If you don’t mind a follow-up question to your post - it seems like you’ve identified a new definition of “win” in regards to your cancer? Can you talk a bit more about how you came to that new definition (if so) and how, if at all, that changes your emotional experience?
Well, my doctors and I are still aiming for a full cure, but the odds of that keep falling. My own emotional and personal convictions have shifted entirely to the negative as I've discussed again recently [ jlake.com | LiveJournal ]. I don't expect to live to be old. I'll be surprised to live to be 50 at this point. Medical science hasn't given up on curing me, but in effect, I have.

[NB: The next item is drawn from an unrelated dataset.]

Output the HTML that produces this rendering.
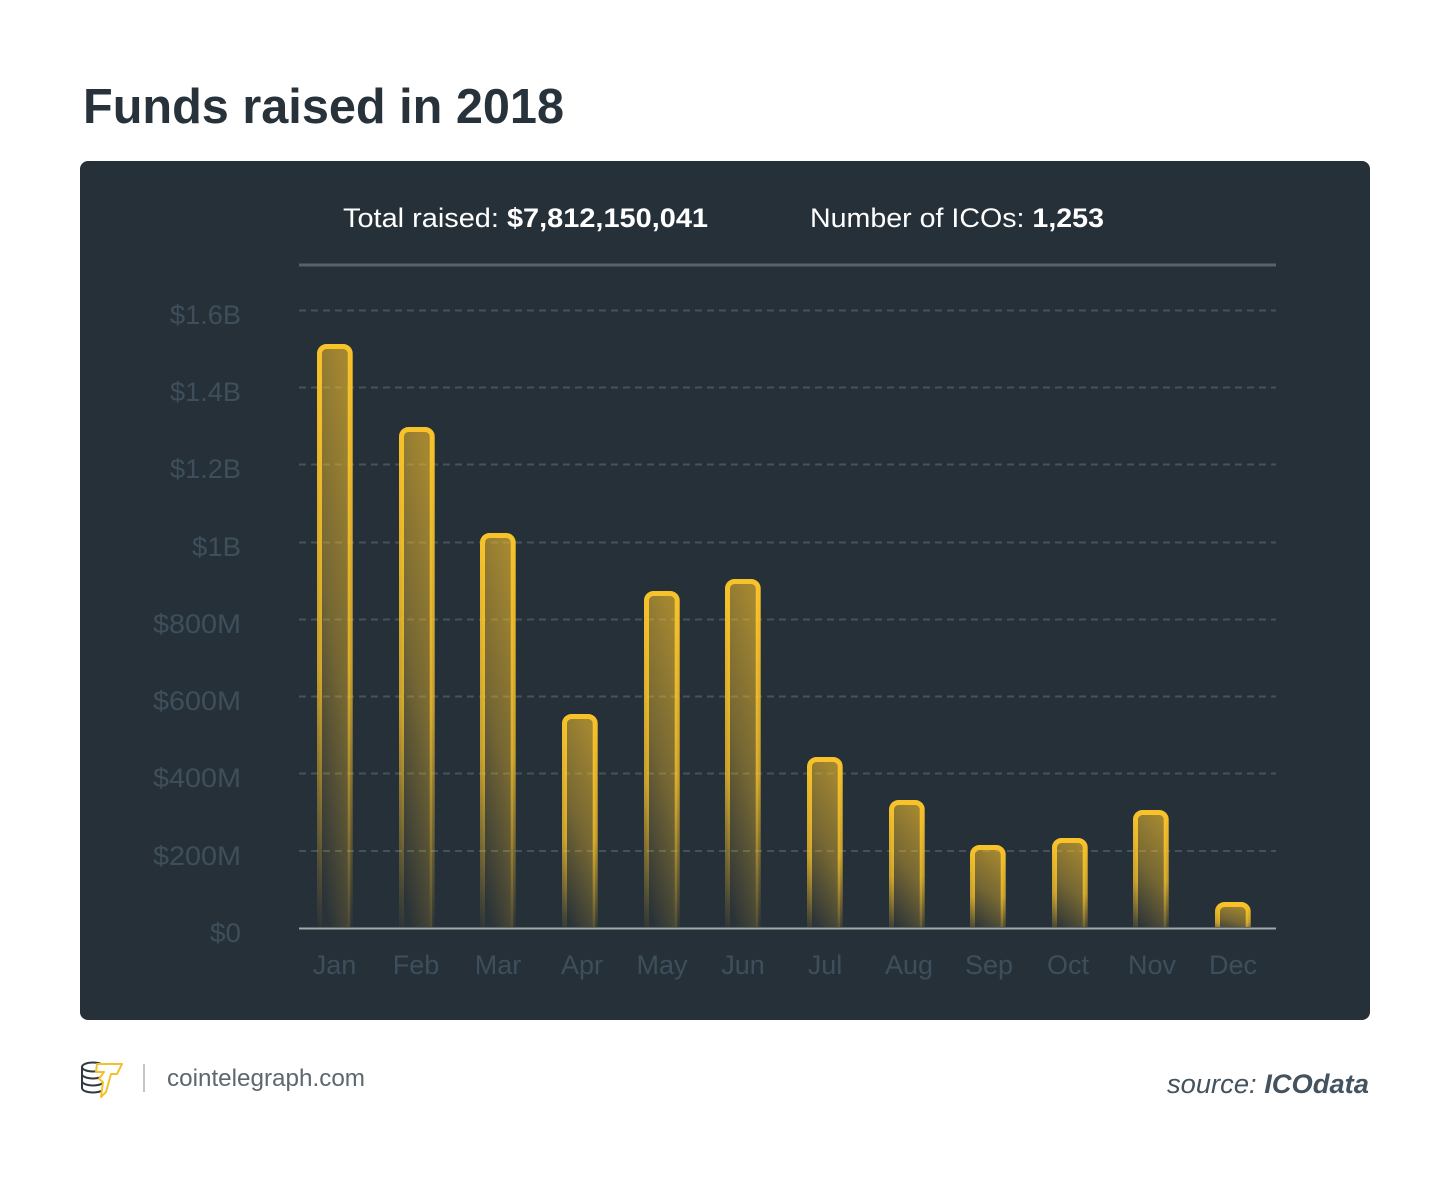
<!DOCTYPE html>
<html><head><meta charset="utf-8"><style>
html,body{margin:0;padding:0;background:#fff;}
svg{display:block;}
text{font-family:"Liberation Sans",sans-serif;}
</style></head><body>
<svg width="1450" height="1182" viewBox="0 0 1450 1182" xmlns="http://www.w3.org/2000/svg">
<defs>
<linearGradient id="bf" x1="0.65" y1="0" x2="0.35" y2="1">
<stop offset="0" stop-color="#f6c02c" stop-opacity="0.6"/>
<stop offset="0.5" stop-color="#f6c02c" stop-opacity="0.38"/>
<stop offset="1" stop-color="#f6c02c" stop-opacity="0.02"/>
</linearGradient>
<linearGradient id="bs" x1="0" y1="0" x2="0" y2="1">
<stop offset="0" stop-color="#f8c22a" stop-opacity="1"/>
<stop offset="0.55" stop-color="#f8c22a" stop-opacity="0.75"/>
<stop offset="1" stop-color="#f8c22a" stop-opacity="0"/>
</linearGradient>
<clipPath id="cl"><rect x="290" y="300" width="1000" height="627"/></clipPath>
</defs>

<text x="83" y="123" font-size="49" font-weight="bold" fill="#27323a" textLength="481" lengthAdjust="spacingAndGlyphs">Funds raised in 2018</text>

<rect x="80" y="161" width="1290" height="859" rx="8" fill="#263038"/>

<text x="343" y="227" font-size="27" fill="#ffffff" textLength="365" lengthAdjust="spacingAndGlyphs">Total raised: <tspan font-weight="bold">$7,812,150,041</tspan></text>
<text x="810" y="227" font-size="27" fill="#ffffff" textLength="294" lengthAdjust="spacingAndGlyphs">Number of ICOs: <tspan font-weight="bold">1,253</tspan></text>
<line x1="299" y1="265" x2="1276" y2="265" stroke="#56636c" stroke-width="3"/>

<g stroke="#45525b" stroke-width="2" stroke-dasharray="7 5">
<line x1="299" y1="310.5" x2="1276" y2="310.5"/>
<line x1="299" y1="387.5" x2="1276" y2="387.5"/>
<line x1="299" y1="464.5" x2="1276" y2="464.5"/>
<line x1="299" y1="542.5" x2="1276" y2="542.5"/>
<line x1="299" y1="619.5" x2="1276" y2="619.5"/>
<line x1="299" y1="696.5" x2="1276" y2="696.5"/>
<line x1="299" y1="773.5" x2="1276" y2="773.5"/>
<line x1="299" y1="851" x2="1276" y2="851"/>
</g>

<g font-size="27" fill="#3e4f5b">
<text x="170" y="324" textLength="71" lengthAdjust="spacingAndGlyphs">$1.6B</text>
<text x="170" y="401" textLength="71" lengthAdjust="spacingAndGlyphs">$1.4B</text>
<text x="170" y="478" textLength="71" lengthAdjust="spacingAndGlyphs">$1.2B</text>
<text x="192" y="556" textLength="49" lengthAdjust="spacingAndGlyphs">$1B</text>
<text x="153" y="633" textLength="88" lengthAdjust="spacingAndGlyphs">$800M</text>
<text x="153" y="710" textLength="88" lengthAdjust="spacingAndGlyphs">$600M</text>
<text x="153" y="787" textLength="88" lengthAdjust="spacingAndGlyphs">$400M</text>
<text x="153" y="865" textLength="88" lengthAdjust="spacingAndGlyphs">$200M</text>
<text x="210" y="942" textLength="31" lengthAdjust="spacingAndGlyphs">$0</text>
</g>

<g clip-path="url(#cl)" fill="url(#bf)" stroke="url(#bs)" stroke-width="5">
<rect x="319.5" y="346.5" width="30.7" height="590" rx="7"/>
<rect x="401.5" y="429.5" width="30.7" height="507" rx="7"/>
<rect x="482.5" y="535.5" width="30.7" height="401" rx="7"/>
<rect x="564.5" y="716.5" width="30.7" height="220" rx="7"/>
<rect x="646.5" y="593.5" width="30.7" height="343" rx="7"/>
<rect x="727.5" y="581.5" width="30.7" height="355" rx="7"/>
<rect x="809.5" y="759.5" width="30.7" height="177" rx="7"/>
<rect x="891.5" y="802.5" width="30.7" height="134" rx="7"/>
<rect x="972.5" y="847.5" width="30.7" height="89" rx="7"/>
<rect x="1054.5" y="840.5" width="30.7" height="96" rx="7"/>
<rect x="1135.5" y="812.5" width="30.7" height="124" rx="7"/>
<rect x="1217.5" y="904.5" width="30.7" height="32" rx="7"/>
</g>

<line x1="299" y1="928.5" x2="1276" y2="928.5" stroke="#a3a8ab" stroke-width="2"/>

<g font-size="27" fill="#3d4f5c" text-anchor="middle">
<text x="334.5" y="974">Jan</text>
<text x="416" y="974">Feb</text>
<text x="498" y="974">Mar</text>
<text x="582" y="974">Apr</text>
<text x="662" y="974">May</text>
<text x="743" y="974">Jun</text>
<text x="825" y="974">Jul</text>
<text x="909" y="974">Aug</text>
<text x="989" y="974">Sep</text>
<text x="1068" y="974">Oct</text>
<text x="1152" y="974">Nov</text>
<text x="1233" y="974">Dec</text>
</g>

<!-- logo -->
<g fill="none" stroke="#2e3940" stroke-width="2">
<ellipse cx="93" cy="1067" rx="11" ry="4.5"/>
<path d="M82 1067 v7 a11 4.5 0 0 0 22 0"/>
<path d="M82 1074 v7 a11 4.5 0 0 0 22 0"/>
<path d="M82 1081 v7 a11 4.5 0 0 0 22 0"/>
</g>
<path d="M97 1064 L122 1064 L117 1074 L111 1074 L106 1092 L101 1097 L103 1082 L99 1079 L104 1072 L96 1072 Z" fill="#ffffff" stroke="#f5c12b" stroke-width="2" stroke-linejoin="round"/>
<line x1="144" y1="1064" x2="144" y2="1092" stroke="#aab2b8" stroke-width="1.5"/>
<text x="167" y="1086" font-size="24" fill="#5c6770" textLength="198" lengthAdjust="spacingAndGlyphs">cointelegraph.com</text>

<text x="1167" y="1093" font-size="27" font-style="italic" fill="#44535e" textLength="202" lengthAdjust="spacingAndGlyphs">source: <tspan font-weight="bold">ICOdata</tspan></text>
</svg>
</body></html>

So "winning" for me has stopped meaning a return to full health. That would be double bonus lottery winning, to return to health. "Winning" for me now is living long enough to do the things that are important to me. What those things are will move and change over time, as I continue to live. When I fall ill, especially whenever it is a terminal event as I believe it will be sooner or later, those things will contract along with my life, until my last ambition and final victory will be a graceful farewell.
I came to this definition as a result of my loss of optimism, my loss of my sense of the future. I'm not depressed by this realization. It's just a fact of my existence. I'd be delighted to be proven wrong, but I don't expect it. So, acknowledging my own sense of reality, I redefined winning.
Does it change my emotional experience? As I said, I don't think my existing cancer-related depression has been exacerbated by my attitude. I think it does render me more melancholy than I might otherwise be, but that seems natural. As my therapist has said, I walk every day with death on my shoulder. Looking at death, I try to make my goals and ambitions achievable even within his shadow. It's the ultimate form of living within the moment.
That's my new definition of winning.